━━━ AVAILABLE DATA ━━━
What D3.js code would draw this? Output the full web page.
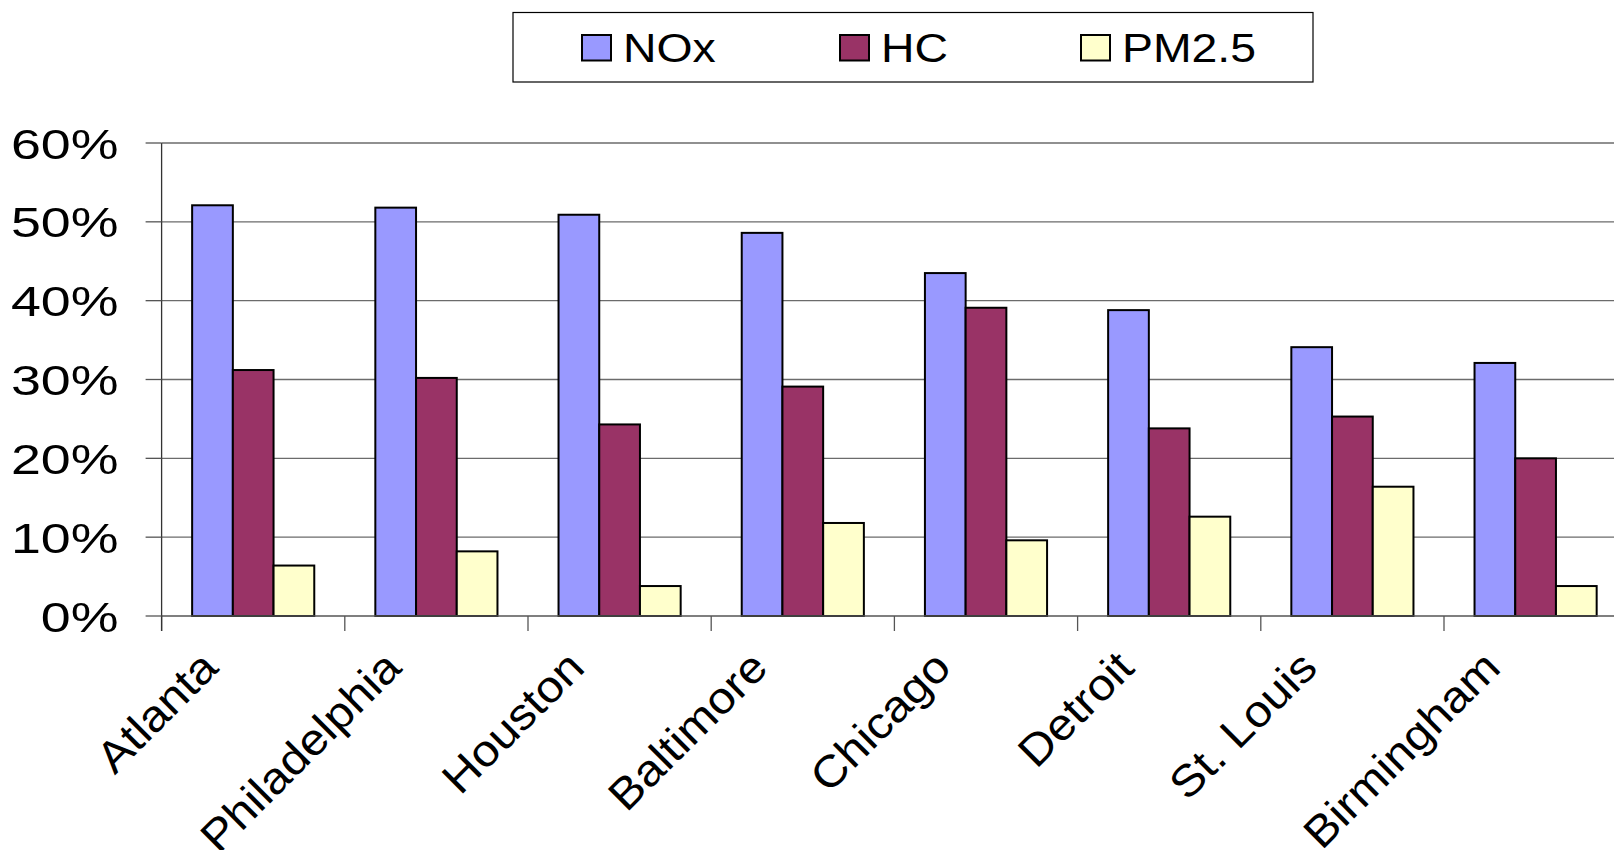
<!DOCTYPE html>
<html>
<head>
<meta charset="utf-8">
<script src="https://cdn.jsdelivr.net/npm/d3@7"></script>
<style>
  html, body { margin: 0; padding: 0; background: #fff; }
  svg { display: block; }
  text { font-family: "Liberation Sans", Arial, sans-serif; fill: #000; }
</style>
</head>
<body>
<svg id="chart" width="1614" height="850"></svg>
<script>
// Share of emissions by city and pollutant
const cities = ["Atlanta", "Philadelphia", "Houston", "Baltimore", "Chicago", "Detroit", "St. Louis", "Birmingham"];
const seriesNames = ["NOx", "HC", "PM2.5"];
const noxValues = [0.521, 0.518, 0.509, 0.486, 0.435, 0.388, 0.341, 0.321];
const hcValues  = [0.312, 0.302, 0.243, 0.291, 0.391, 0.238, 0.253, 0.200];
const pmValues  = [0.064, 0.082, 0.038, 0.118, 0.096, 0.126, 0.164, 0.038];
const yTicks = [0, 0.1, 0.2, 0.3, 0.4, 0.5, 0.6];
const colors = ["#9999FF", "#993366", "#FFFFCC"];

const seriesValues = [noxValues, hcValues, pmValues];

const svg = d3.select("#chart");
const W = 1614, H = 850;
svg.append("rect").attr("width", W).attr("height", H).attr("fill", "#fff");

// Plot area (extends slightly past the right edge of the canvas)
const plotLeft = 161.6, step = 183.2;
const plotRight = plotLeft + step * cities.length;
const plotTop = 143, plotBottom = 616;

const x0 = d3.scaleBand()
  .domain(cities)
  .range([plotLeft, plotRight])
  .paddingInner(1 / 3)
  .paddingOuter(1 / 6);

const x1 = d3.scaleBand()
  .domain(seriesNames)
  .range([0, x0.bandwidth()])
  .padding(0);

const y = d3.scaleLinear().domain([0, 0.6]).range([plotBottom, plotTop]);
const pct = d3.format(".0%");

// Horizontal gridlines
svg.append("g")
  .selectAll("line")
  .data(yTicks.filter(d => d > 0))
  .join("line")
  .attr("x1", plotLeft).attr("x2", plotRight)
  .attr("y1", d => y(d)).attr("y2", d => y(d))
  .attr("stroke", "#6b6b6b")
  .attr("stroke-width", 1.3);

// Bars
const groups = svg.append("g")
  .selectAll("g")
  .data(cities)
  .join("g")
  .attr("transform", d => `translate(${x0(d)},0)`);

groups.selectAll("rect")
  .data((city, i) => seriesNames.map((s, k) => ({ s, k, v: seriesValues[k][i] })))
  .join("rect")
  .attr("x", d => x1(d.s))
  .attr("y", d => y(d.v))
  .attr("width", x1.bandwidth())
  .attr("height", d => y(0) - y(d.v))
  .attr("fill", d => colors[d.k])
  .attr("stroke", "#000")
  .attr("stroke-width", 2);

// X axis baseline and category separators
svg.append("line")
  .attr("x1", plotLeft).attr("x2", plotRight)
  .attr("y1", plotBottom).attr("y2", plotBottom)
  .attr("stroke", "#555").attr("stroke-width", 1.3);

const boundaries = d3.range(cities.length + 1).map(i => plotLeft + i * x0.step());
svg.append("g")
  .selectAll("line")
  .data(boundaries)
  .join("line")
  .attr("x1", d => d).attr("x2", d => d)
  .attr("y1", plotBottom).attr("y2", plotBottom + 15)
  .attr("stroke", "#555").attr("stroke-width", 1.3);

// Y axis with outward ticks
const yAxis = svg.append("g");
yAxis.append("line")
  .attr("x1", plotLeft).attr("x2", plotLeft)
  .attr("y1", plotTop).attr("y2", plotBottom + 15)
  .attr("stroke", "#333").attr("stroke-width", 1.3);
yAxis.selectAll("line.tick")
  .data(yTicks)
  .join("line")
  .attr("class", "tick")
  .attr("x1", plotLeft - 16).attr("x2", plotLeft)
  .attr("y1", d => y(d)).attr("y2", d => y(d))
  .attr("stroke", "#555").attr("stroke-width", 1.3);

yAxis.selectAll("text")
  .data(yTicks)
  .join("text")
  .attr("transform", d => `translate(118.5,${y(d) + 15.5}) scale(1.25,1)`)
  .attr("text-anchor", "end")
  .attr("font-size", 43)
  .text(d => pct(d));

// Rotated category labels
svg.append("g")
  .selectAll("text")
  .data(cities)
  .join("text")
  .attr("transform", d => {
    const cx = x0(d) + x0.bandwidth() / 2;
    return `translate(${cx - 33},${plotBottom + 54}) rotate(-45) scale(1.09,1)`;
  })
  .attr("text-anchor", "end")
  .attr("font-size", 44)
  .text(d => d);

// Legend
const legend = svg.append("g");
legend.append("rect")
  .attr("x", 513).attr("y", 12.5)
  .attr("width", 800).attr("height", 69.5)
  .attr("fill", "#fff")
  .attr("stroke", "#000").attr("stroke-width", 1.2);

const legendX = [582, 840, 1081];
const item = legend.selectAll("g.item")
  .data(seriesNames)
  .join("g")
  .attr("class", "item")
  .attr("transform", (d, i) => `translate(${legendX[i]},35)`);

item.append("rect")
  .attr("width", 29).attr("height", 25.5)
  .attr("fill", (d, i) => colors[i])
  .attr("stroke", "#000").attr("stroke-width", 2);

item.append("text")
  .attr("transform", "translate(41,26.5) scale(1.16,1)")
  .attr("font-size", 40)
  .text(d => d);
</script>
</body>
</html>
━━━
=== REQUIRED TASK ===
Leave out the pictures and restate everything else word for word.

=== SOLVED PROBLEM ===
What D3.js code would draw this? Output the full web page.
<!DOCTYPE html>
<html>
<head>
<meta charset="utf-8">
<script src="https://cdn.jsdelivr.net/npm/d3@7"></script>
<style>
  html, body { margin: 0; padding: 0; background: #fff; }
  svg { display: block; }
  text { font-family: "Liberation Sans", Arial, sans-serif; fill: #000; }
</style>
</head>
<body>
<svg id="chart" width="1614" height="850"></svg>
<script>
// Share of emissions by city and pollutant
const cities = ["Atlanta", "Philadelphia", "Houston", "Baltimore", "Chicago", "Detroit", "St. Louis", "Birmingham"];
const seriesNames = ["NOx", "HC", "PM2.5"];
const noxValues = [0.521, 0.518, 0.509, 0.486, 0.435, 0.388, 0.341, 0.321];
const hcValues  = [0.312, 0.302, 0.243, 0.291, 0.391, 0.238, 0.253, 0.200];
const pmValues  = [0.064, 0.082, 0.038, 0.118, 0.096, 0.126, 0.164, 0.038];
const yTicks = [0, 0.1, 0.2, 0.3, 0.4, 0.5, 0.6];
const colors = ["#9999FF", "#993366", "#FFFFCC"];

const seriesValues = [noxValues, hcValues, pmValues];

const svg = d3.select("#chart");
const W = 1614, H = 850;
svg.append("rect").attr("width", W).attr("height", H).attr("fill", "#fff");

// Plot area (extends slightly past the right edge of the canvas)
const plotLeft = 161.6, step = 183.2;
const plotRight = plotLeft + step * cities.length;
const plotTop = 143, plotBottom = 616;

const x0 = d3.scaleBand()
  .domain(cities)
  .range([plotLeft, plotRight])
  .paddingInner(1 / 3)
  .paddingOuter(1 / 6);

const x1 = d3.scaleBand()
  .domain(seriesNames)
  .range([0, x0.bandwidth()])
  .padding(0);

const y = d3.scaleLinear().domain([0, 0.6]).range([plotBottom, plotTop]);
const pct = d3.format(".0%");

// Horizontal gridlines
svg.append("g")
  .selectAll("line")
  .data(yTicks.filter(d => d > 0))
  .join("line")
  .attr("x1", plotLeft).attr("x2", plotRight)
  .attr("y1", d => y(d)).attr("y2", d => y(d))
  .attr("stroke", "#6b6b6b")
  .attr("stroke-width", 1.3);

// Bars
const groups = svg.append("g")
  .selectAll("g")
  .data(cities)
  .join("g")
  .attr("transform", d => `translate(${x0(d)},0)`);

groups.selectAll("rect")
  .data((city, i) => seriesNames.map((s, k) => ({ s, k, v: seriesValues[k][i] })))
  .join("rect")
  .attr("x", d => x1(d.s))
  .attr("y", d => y(d.v))
  .attr("width", x1.bandwidth())
  .attr("height", d => y(0) - y(d.v))
  .attr("fill", d => colors[d.k])
  .attr("stroke", "#000")
  .attr("stroke-width", 2);

// X axis baseline and category separators
svg.append("line")
  .attr("x1", plotLeft).attr("x2", plotRight)
  .attr("y1", plotBottom).attr("y2", plotBottom)
  .attr("stroke", "#555").attr("stroke-width", 1.3);

const boundaries = d3.range(cities.length + 1).map(i => plotLeft + i * x0.step());
svg.append("g")
  .selectAll("line")
  .data(boundaries)
  .join("line")
  .attr("x1", d => d).attr("x2", d => d)
  .attr("y1", plotBottom).attr("y2", plotBottom + 15)
  .attr("stroke", "#555").attr("stroke-width", 1.3);

// Y axis with outward ticks
const yAxis = svg.append("g");
yAxis.append("line")
  .attr("x1", plotLeft).attr("x2", plotLeft)
  .attr("y1", plotTop).attr("y2", plotBottom + 15)
  .attr("stroke", "#333").attr("stroke-width", 1.3);
yAxis.selectAll("line.tick")
  .data(yTicks)
  .join("line")
  .attr("class", "tick")
  .attr("x1", plotLeft - 16).attr("x2", plotLeft)
  .attr("y1", d => y(d)).attr("y2", d => y(d))
  .attr("stroke", "#555").attr("stroke-width", 1.3);

yAxis.selectAll("text")
  .data(yTicks)
  .join("text")
  .attr("transform", d => `translate(118.5,${y(d) + 15.5}) scale(1.25,1)`)
  .attr("text-anchor", "end")
  .attr("font-size", 43)
  .text(d => pct(d));

// Rotated category labels
svg.append("g")
  .selectAll("text")
  .data(cities)
  .join("text")
  .attr("transform", d => {
    const cx = x0(d) + x0.bandwidth() / 2;
    return `translate(${cx - 33},${plotBottom + 54}) rotate(-45) scale(1.09,1)`;
  })
  .attr("text-anchor", "end")
  .attr("font-size", 44)
  .text(d => d);

// Legend
const legend = svg.append("g");
legend.append("rect")
  .attr("x", 513).attr("y", 12.5)
  .attr("width", 800).attr("height", 69.5)
  .attr("fill", "#fff")
  .attr("stroke", "#000").attr("stroke-width", 1.2);

const legendX = [582, 840, 1081];
const item = legend.selectAll("g.item")
  .data(seriesNames)
  .join("g")
  .attr("class", "item")
  .attr("transform", (d, i) => `translate(${legendX[i]},35)`);

item.append("rect")
  .attr("width", 29).attr("height", 25.5)
  .attr("fill", (d, i) => colors[i])
  .attr("stroke", "#000").attr("stroke-width", 2);

item.append("text")
  .attr("transform", "translate(41,26.5) scale(1.16,1)")
  .attr("font-size", 40)
  .text(d => d);
</script>
</body>
</html>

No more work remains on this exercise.